AInventory evaluates five replenishment policies (Fixed Coverage, Analytic Newsvendor, Proportional Variance, Historical Standard Error, Empirical Bootstrap) over a four-level statistical cascade, choosing the one with the lowest expected total cost. The 2026 User Manual shows a simplified two-policy view (Dynamic/RMSE); we document the five-policy model here. See ESTRUCTURA.md §5.1.
Before you start
- The SKU must have holding and shortage costs configured (see Configure per-SKU parameters).
- Sufficient demand history is required (at least one full cycle) for the statistical policies to be valid.
Steps
1. Open the SKU simulator
From Inventory → SKU List, click the SKU you want to analyze.
The SKU detail panel opens, including the Policy simulator section.

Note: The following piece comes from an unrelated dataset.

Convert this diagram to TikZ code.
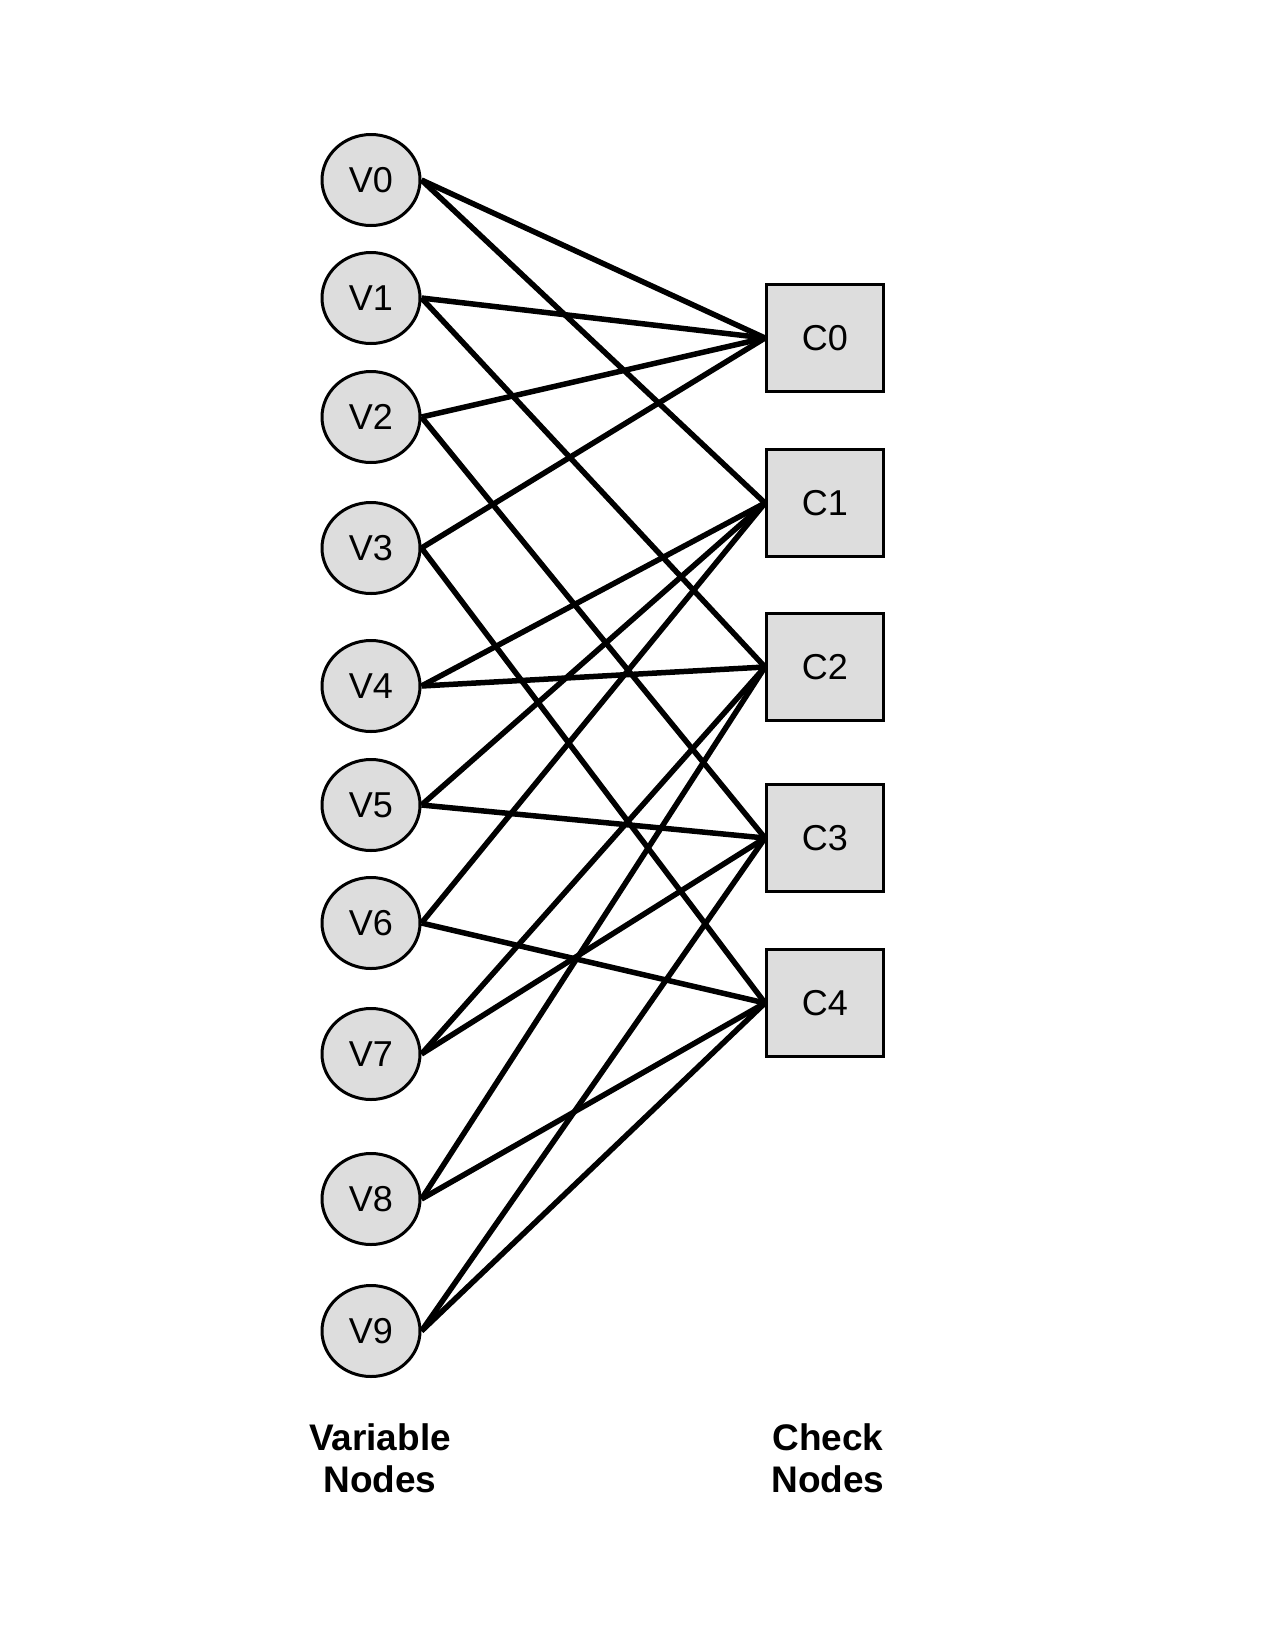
\documentclass[tikz,border=0pt]{standalone}
\usepackage{fontspec}
\setmainfont{Liberation Sans}
\usetikzlibrary{shapes.geometric}
\definecolor{nodefill}{HTML}{DDDDDD}
\tikzset{
  varnode/.style={ellipse, draw=black, line width=3pt, fill=nodefill,
    minimum width=98pt, minimum height=91pt, inner sep=0pt,
    font=\fontsize{36}{43}\selectfont},
  chknode/.style={rectangle, draw=black, line width=3pt, fill=nodefill,
    minimum width=117pt, minimum height=107pt, inner sep=0pt,
    font=\fontsize{36}{43}\selectfont},
  edge/.style={line width=5.5pt, black},
  caption/.style={align=center, font=\fontsize{37}{42}\selectfont\bfseries}
}
\begin{document}
\begin{tikzpicture}[x=1pt,y=-1pt]
\useasboundingbox (0,0) rectangle (1275,1650);
\fill[white] (0,0) rectangle (1275,1650);
\node[varnode] (V0) at (371,180) {V0};
\node[varnode] (V1) at (371,298) {V1};
\node[varnode] (V2) at (371,417) {V2};
\node[varnode] (V3) at (371,548) {V3};
\node[varnode] (V4) at (371,686) {V4};
\node[varnode] (V5) at (371,805) {V5};
\node[varnode] (V6) at (371,923) {V6};
\node[varnode] (V7) at (371,1054) {V7};
\node[varnode] (V8) at (371,1199) {V8};
\node[varnode] (V9) at (371,1331) {V9};
\node[chknode] (C0) at (825,338) {C0};
\node[chknode] (C1) at (825,503) {C1};
\node[chknode] (C2) at (825,667) {C2};
\node[chknode] (C3) at (825,838) {C3};
\node[chknode] (C4) at (825,1003) {C4};
\foreach \v/\c in {V0/C0,V0/C1,V1/C0,V1/C2,V2/C0,V2/C3,V3/C0,V3/C4,
                   V4/C1,V4/C2,V5/C1,V5/C3,V6/C1,V6/C4,V7/C2,V7/C3,
                   V8/C2,V8/C4,V9/C3,V9/C4}
  \draw[edge] (\v.east) -- (\c.west);
\node[caption] (varlab) at (380,1458) {Variable\\Nodes};
\node[caption] (chklab) at (828,1458) {Check\\Nodes};
\end{tikzpicture}
\end{document}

2. Review the total cost for each policy
The simulator displays, for each policy, the expected total cost calculated as:
Total cost = Holding cost × average inventory + Shortage cost × expected stockout units
Look at the Total cost column in the comparison table. The policy with the lowest value is the most suitable for that SKU under current conditions.
The policy with the lowest total cost is highlighted automatically. No manual calculation needed — the system already marks the recommended one.
3. Choose the policy
- To accept the system recommendation, click Apply recommended policy.
- To choose a different policy (for commercial or operational reasons), click that policy's name and then Apply selected policy.
The change is recorded and the projected fill rate is recalculated with the new policy.
The five policies
| Policy | Brief description |
|---|---|
| Fixed Coverage | SS calculated as fixed coverage days × average daily demand. Simple; works well when lead time is very stable. |
| Analytic Newsvendor | Optimizes service level using the critical ratio (shortage cost / holding + shortage cost). Requires a known demand distribution. |
| Proportional Variance | SS proportional to the variance of demand over the lead time. Calibrates well when variability is high. |
| Historical Standard Error | SS based on the forecast RMSE over the lead time period. Directly tied to forecast accuracy. |
| Empirical Bootstrap | SS derived from the empirical demand distribution via resampling. More robust when demand is not normally distributed. |
For detailed theory on each policy, see Replenishment policies.
Expected result
After applying a policy, the panel displays the projected fill rate with the new SS level and the estimated cost change relative to the previous policy.